┌──

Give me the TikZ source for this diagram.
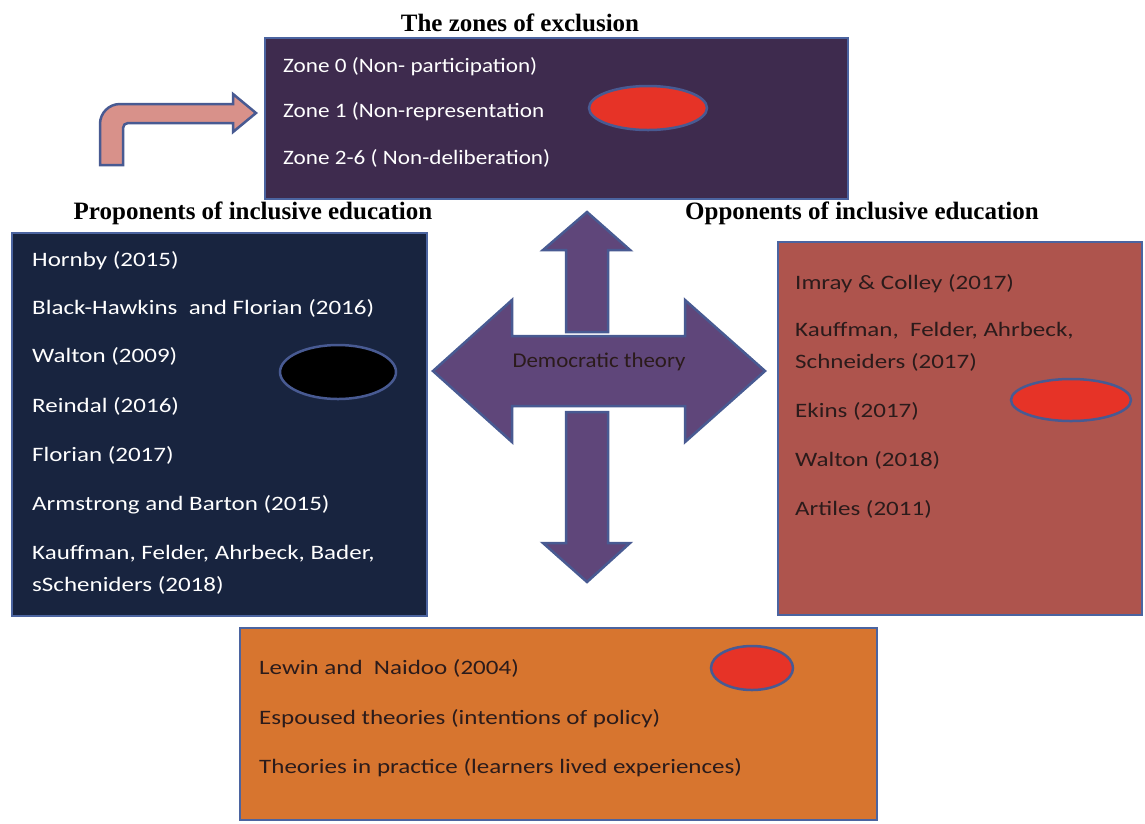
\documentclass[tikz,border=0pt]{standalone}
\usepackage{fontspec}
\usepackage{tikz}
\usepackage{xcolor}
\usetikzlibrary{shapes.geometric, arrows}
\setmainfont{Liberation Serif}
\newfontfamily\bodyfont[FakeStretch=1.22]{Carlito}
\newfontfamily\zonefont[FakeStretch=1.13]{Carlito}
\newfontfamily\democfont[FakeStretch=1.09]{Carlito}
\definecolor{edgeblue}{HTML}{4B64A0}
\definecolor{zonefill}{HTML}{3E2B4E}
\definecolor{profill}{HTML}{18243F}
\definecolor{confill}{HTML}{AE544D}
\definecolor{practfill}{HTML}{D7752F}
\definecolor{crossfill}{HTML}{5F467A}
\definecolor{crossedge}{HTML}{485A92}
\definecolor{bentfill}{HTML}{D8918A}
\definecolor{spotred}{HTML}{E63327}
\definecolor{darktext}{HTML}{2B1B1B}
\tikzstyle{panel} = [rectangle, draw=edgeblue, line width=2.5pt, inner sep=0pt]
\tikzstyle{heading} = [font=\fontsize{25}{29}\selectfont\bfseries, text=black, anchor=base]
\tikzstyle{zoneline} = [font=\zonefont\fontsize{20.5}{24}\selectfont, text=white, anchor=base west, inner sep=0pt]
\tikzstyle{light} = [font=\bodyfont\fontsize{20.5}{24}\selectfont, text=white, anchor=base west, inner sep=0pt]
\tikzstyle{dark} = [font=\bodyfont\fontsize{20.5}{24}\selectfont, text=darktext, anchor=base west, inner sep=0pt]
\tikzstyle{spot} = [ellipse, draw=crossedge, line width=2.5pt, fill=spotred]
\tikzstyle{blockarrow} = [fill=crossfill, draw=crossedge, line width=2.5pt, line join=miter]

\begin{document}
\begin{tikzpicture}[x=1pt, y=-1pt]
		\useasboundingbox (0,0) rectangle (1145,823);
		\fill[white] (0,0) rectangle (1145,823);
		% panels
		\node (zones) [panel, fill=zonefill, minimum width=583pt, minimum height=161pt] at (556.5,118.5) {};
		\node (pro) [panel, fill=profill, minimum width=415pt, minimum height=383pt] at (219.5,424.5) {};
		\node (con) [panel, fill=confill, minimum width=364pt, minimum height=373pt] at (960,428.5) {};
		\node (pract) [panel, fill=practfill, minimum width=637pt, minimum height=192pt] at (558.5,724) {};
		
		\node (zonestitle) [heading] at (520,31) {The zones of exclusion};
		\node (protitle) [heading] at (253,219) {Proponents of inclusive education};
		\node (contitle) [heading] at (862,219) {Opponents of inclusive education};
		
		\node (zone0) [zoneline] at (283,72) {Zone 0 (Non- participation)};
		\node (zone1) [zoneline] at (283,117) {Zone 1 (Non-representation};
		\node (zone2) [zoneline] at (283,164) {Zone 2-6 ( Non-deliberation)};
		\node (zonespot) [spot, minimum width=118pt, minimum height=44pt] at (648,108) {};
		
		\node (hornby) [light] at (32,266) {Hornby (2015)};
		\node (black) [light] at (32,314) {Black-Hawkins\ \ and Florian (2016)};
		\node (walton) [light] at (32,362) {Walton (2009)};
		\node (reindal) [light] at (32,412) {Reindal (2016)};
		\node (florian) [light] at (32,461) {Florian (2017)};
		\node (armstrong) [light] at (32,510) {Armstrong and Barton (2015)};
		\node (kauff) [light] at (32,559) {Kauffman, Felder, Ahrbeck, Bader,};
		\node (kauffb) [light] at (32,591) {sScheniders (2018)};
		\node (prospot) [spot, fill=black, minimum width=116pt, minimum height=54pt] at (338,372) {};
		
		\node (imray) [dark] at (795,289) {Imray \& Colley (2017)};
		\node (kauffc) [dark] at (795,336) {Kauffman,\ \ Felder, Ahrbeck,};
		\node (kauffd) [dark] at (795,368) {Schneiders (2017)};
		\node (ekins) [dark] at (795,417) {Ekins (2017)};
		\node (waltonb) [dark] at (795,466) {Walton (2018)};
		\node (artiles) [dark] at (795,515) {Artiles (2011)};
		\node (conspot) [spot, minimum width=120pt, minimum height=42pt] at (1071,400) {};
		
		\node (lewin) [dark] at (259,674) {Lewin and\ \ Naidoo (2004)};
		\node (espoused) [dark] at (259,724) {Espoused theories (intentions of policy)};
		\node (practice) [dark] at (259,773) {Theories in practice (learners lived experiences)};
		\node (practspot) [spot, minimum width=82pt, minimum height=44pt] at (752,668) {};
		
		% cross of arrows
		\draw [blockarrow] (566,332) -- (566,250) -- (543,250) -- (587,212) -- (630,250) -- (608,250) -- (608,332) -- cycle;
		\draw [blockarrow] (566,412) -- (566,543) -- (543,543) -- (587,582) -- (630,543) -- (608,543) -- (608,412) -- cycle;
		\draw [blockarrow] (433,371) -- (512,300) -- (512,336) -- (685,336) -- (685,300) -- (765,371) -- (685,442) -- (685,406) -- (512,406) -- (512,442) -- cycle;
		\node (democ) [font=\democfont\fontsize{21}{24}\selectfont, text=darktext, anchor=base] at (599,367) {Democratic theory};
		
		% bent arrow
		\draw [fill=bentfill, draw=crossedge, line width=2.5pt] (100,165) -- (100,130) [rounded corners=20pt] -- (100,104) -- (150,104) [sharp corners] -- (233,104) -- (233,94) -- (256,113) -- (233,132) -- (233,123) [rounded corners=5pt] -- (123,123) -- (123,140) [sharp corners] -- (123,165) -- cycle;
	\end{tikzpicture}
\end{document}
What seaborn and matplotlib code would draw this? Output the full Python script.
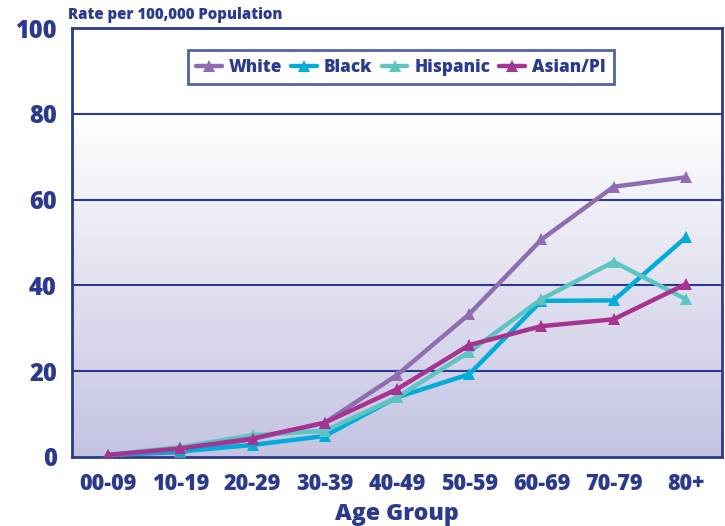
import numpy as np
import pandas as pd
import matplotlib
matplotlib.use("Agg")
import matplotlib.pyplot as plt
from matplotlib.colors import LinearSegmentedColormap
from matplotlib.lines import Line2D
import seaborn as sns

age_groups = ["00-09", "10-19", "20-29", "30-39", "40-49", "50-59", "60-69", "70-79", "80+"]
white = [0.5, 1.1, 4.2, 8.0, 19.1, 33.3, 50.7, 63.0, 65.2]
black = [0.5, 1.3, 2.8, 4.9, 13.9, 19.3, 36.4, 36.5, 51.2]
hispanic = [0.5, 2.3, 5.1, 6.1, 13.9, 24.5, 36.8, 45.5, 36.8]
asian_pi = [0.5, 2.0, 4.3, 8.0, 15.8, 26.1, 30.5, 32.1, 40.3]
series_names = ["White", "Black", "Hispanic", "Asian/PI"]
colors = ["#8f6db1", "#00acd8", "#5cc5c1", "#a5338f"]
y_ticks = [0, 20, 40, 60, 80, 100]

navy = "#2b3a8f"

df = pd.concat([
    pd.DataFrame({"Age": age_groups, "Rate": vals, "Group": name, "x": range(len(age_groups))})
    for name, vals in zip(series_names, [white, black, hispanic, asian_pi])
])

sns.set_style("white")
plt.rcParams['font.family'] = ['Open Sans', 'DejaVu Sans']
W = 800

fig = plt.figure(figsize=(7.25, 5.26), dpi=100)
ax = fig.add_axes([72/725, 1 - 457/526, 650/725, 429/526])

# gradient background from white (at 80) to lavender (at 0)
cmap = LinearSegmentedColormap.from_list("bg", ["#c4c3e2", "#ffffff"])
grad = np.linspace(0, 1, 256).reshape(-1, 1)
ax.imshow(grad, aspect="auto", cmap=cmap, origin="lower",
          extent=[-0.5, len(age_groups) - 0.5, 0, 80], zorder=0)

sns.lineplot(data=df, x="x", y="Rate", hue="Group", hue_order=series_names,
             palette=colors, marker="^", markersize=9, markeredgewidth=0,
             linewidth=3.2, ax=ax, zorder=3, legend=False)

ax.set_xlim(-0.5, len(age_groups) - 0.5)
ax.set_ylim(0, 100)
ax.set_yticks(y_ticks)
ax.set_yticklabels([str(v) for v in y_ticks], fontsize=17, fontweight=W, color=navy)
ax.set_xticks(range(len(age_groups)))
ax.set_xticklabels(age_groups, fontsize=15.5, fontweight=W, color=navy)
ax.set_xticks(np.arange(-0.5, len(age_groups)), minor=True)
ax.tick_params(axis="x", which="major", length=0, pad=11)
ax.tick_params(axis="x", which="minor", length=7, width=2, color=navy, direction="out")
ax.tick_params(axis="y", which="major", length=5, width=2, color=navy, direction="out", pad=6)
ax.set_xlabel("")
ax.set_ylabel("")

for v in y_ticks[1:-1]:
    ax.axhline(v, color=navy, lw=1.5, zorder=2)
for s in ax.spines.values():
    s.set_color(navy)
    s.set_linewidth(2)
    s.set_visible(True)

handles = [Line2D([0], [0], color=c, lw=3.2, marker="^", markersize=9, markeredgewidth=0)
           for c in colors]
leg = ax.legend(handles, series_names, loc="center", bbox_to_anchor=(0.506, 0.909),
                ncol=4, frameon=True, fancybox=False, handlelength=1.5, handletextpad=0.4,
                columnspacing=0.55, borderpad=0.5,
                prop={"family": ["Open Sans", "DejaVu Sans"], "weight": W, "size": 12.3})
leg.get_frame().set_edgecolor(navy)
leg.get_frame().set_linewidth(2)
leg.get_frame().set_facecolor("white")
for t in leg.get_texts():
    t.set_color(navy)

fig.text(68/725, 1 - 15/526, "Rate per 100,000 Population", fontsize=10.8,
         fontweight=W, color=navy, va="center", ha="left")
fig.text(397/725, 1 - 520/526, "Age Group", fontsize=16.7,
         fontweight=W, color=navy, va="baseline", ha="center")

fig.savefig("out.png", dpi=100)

└──

_Direction_:
Using the entries above, extract exactly the lines from the one that contains "What seaborn and" through the one that contains "import seaborn as sns". Do not carry over any pictures.

_The reply_:
What seaborn and matplotlib code would draw this? Output the full Python script.
import numpy as np
import pandas as pd
import matplotlib
matplotlib.use("Agg")
import matplotlib.pyplot as plt
from matplotlib.colors import LinearSegmentedColormap
from matplotlib.lines import Line2D
import seaborn as sns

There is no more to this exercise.